Wednesday, July 18, 2012

Bombay and the Summer Boredom

2 weeks ago we took Son to delight, terrorize and empty the pockets of his grandparents in Bombay, The InLaws. The previous time visited there, Son was 6 months old, my father died the day I landed in India and I got laid off the day I came back from India. Suffice it to say that it made for a very peculiar association I had with the city. In addition, due to the poor child’s jet leg and the fact that I was still nursing, we did not really get out much to see the city and as a result, my memories of it were rather gloomy.

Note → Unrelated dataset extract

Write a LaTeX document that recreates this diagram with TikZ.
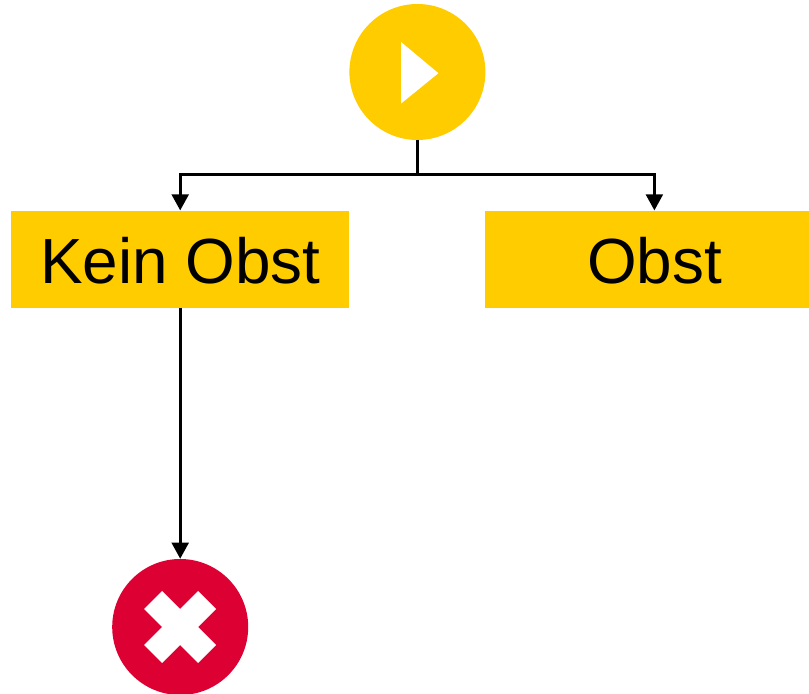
\documentclass[tikz,border=0pt]{standalone}
\usepackage{xcolor}
\usepackage{fontspec}
\setmainfont{Liberation Sans}
\usetikzlibrary{arrows.meta,positioning}
\definecolor{obstyellow}{HTML}{FFCC00}
\definecolor{stopred}{HTML}{DD0033}

\begin{document}
\begin{tikzpicture}[
    box/.style={rectangle, fill=obstyellow, minimum width=8.45cm, minimum height=2.425cm, inner sep=0pt, text height=35pt, text depth=0pt, align=center, font=\fontsize{45.4}{54}\selectfont},
    startcircle/.style={circle, fill=obstyellow, minimum size=3.4cm, inner sep=0pt},
    stopcircle/.style={circle, fill=stopred, minimum size=3.4cm, inner sep=0pt},
    arrow/.style={-{Triangle[length=0.4cm,width=0.42cm]}, line width=1.9pt}
]
    \clip (0,0) rectangle (20.225,17.35);

    % Start with play sign
    \node[startcircle] (start) at (10.435,15.55) {};
    \fill[white] (10.025,16.3) -- (10.96,15.52) -- (10.025,14.76) -- cycle;

    % Two branches
    \node[box] (keinobst) at (4.505,10.87) {Kein Obst};
    \node[box] (obst) at (16.36,10.87) {Obst};
    \coordinate (split) at (10.435,12.98);

    % End with cross
    \node[stopcircle] (stop) at (4.505,1.675) {};
    \fill[white] (4.505,2.125) -- (4.955,2.575) -- (5.405,2.125) -- (4.955,1.675) -- (5.405,1.225) -- (4.955,0.775)
        -- (4.505,1.225) -- (4.055,0.775) -- (3.605,1.225) -- (4.055,1.675) -- (3.605,2.125) -- (4.055,2.575) -- cycle;

    \draw[line width=1.9pt] (start) -- (split);
    \draw[arrow] (split) -| (keinobst);
    \draw[arrow] (split) -| (obst);
    \draw[arrow] (keinobst) -- (stop);

\end{tikzpicture}
\end{document}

I was entranced with Bombay this time around. This is one modern, CLEAN (ok, maybe I have been in Dhaka  a little too long and my cleanliness yardstick has been severely skewed) , happening city.
The first day I decided that I need some TLC after receiving the news of our next assignment upon landing in India and headed over to an upscale and pricey French hair salon. I spent almost 5 hours there pampering (well reflected in the final bill), reading the Indian versions of People magazine (it is amazing how complicated the love lives of cricket players are in India) and sipping endless cups of green tea. In the end, after my hair was washed for the 17th time, the hot water stopped and so they had to bring in buckets of water from somewhere else to finish. To his credit, the hair dresser never lost heart. I came out of the salon looking fabulous in my blown-out, highlighted, cut hair and French manicure. Exactly 4 minutes later, the entire ensemble went to hell when a torrential rain poured over Bombay and the humidity in car made me look like the usual distressed poodle. At least it was a poodle with highlights.

We went out to dinner twice in 4 days, and found 2 fab restaurants with amazing food, exorbitantly expensive alcohol and somewhat good service. The second restaurant happened to be all the rage in the area we went, which is something we did not know – we just stumbled upon it while looking desperately for a place to eat late in the evening. I have never seen so many women dressed in miniscule tight dresses, platform heels the height of which will make Kim Kardashian green with envy, and enough bling to pay for Bangladesh’s national debt. Next to them were the inevitable gaggle of young men in muscle shirts, muscles indeed bulging from everywhere, various forms of goaties and moustaches and their fashionable permutations, as well as strikingly pointy shoes and tight pants. The picture was completed by several tables filled with matronly women in striking (read: screaming colors and shapes) sarees out of which their abdomens and love handles were generously pouring out, sitting next to even more matronly men sipping vodka and smoking enormous cigars. It was classy. The food was, however, exquisite! Once we finished dining, generously washing down the inventive Italian cuisine with a bottle of fabulous white Indian wine, the restaurant turned into a club, spinning some excellent Indian R&B and techno. Having promised the InLaws that we would be back before 12 (it was pushing 12.30 already) we had to leave with a sigh.

Son was spoiled rotten as usual and took his grandpa to the cleaners. Twice he dragged the InLaws to the toy stores (they obliged with delight) and asked them to buy him a myriad of planes, trains and automobiles, 4 boxes of crayons (“Why did you want all 4?,” asked I; “Because I don’t know!,” answered Son), 26 coloring books, a ball, a giant stuffed Doberman and a smaller stuffed tiger. The damn Doberman was so realistic that it almost gave me a heart attack one night when I went in to check on Son and the creepy toy was sitting quietly in front of his bed, looking at me menacingly in the dim light of the Bombay night. We left the city sans the majestic creatures – the thought of me running around Bombay airport carrying a massive, disturbingly realistic Doberman under my arm just did not sound like an awesome idea.

Dhaka, on the other hand, is bizarrely quiet. Many expats and Bangladeshi party animals have left the city in search of other summer delights elsewhere in the world and the usual party scene is sadly dead. We just sit and watch the rain fall. Which it does a lot. 'Tis the season...


  1. This comment has been removed by a blog administrator.

  2. It was a real pleasure to walk my grandson around the market and allow him to empty my packets. Eagerly waiting for the next time to have the pleasure!Thanks for the opportunity you gave us to indulge with our grandson, by you and my son being away for most of the prime day time!

  3. In the second paragraph I think you mean "skewed" not "eschewed." Otherwise, good stuff!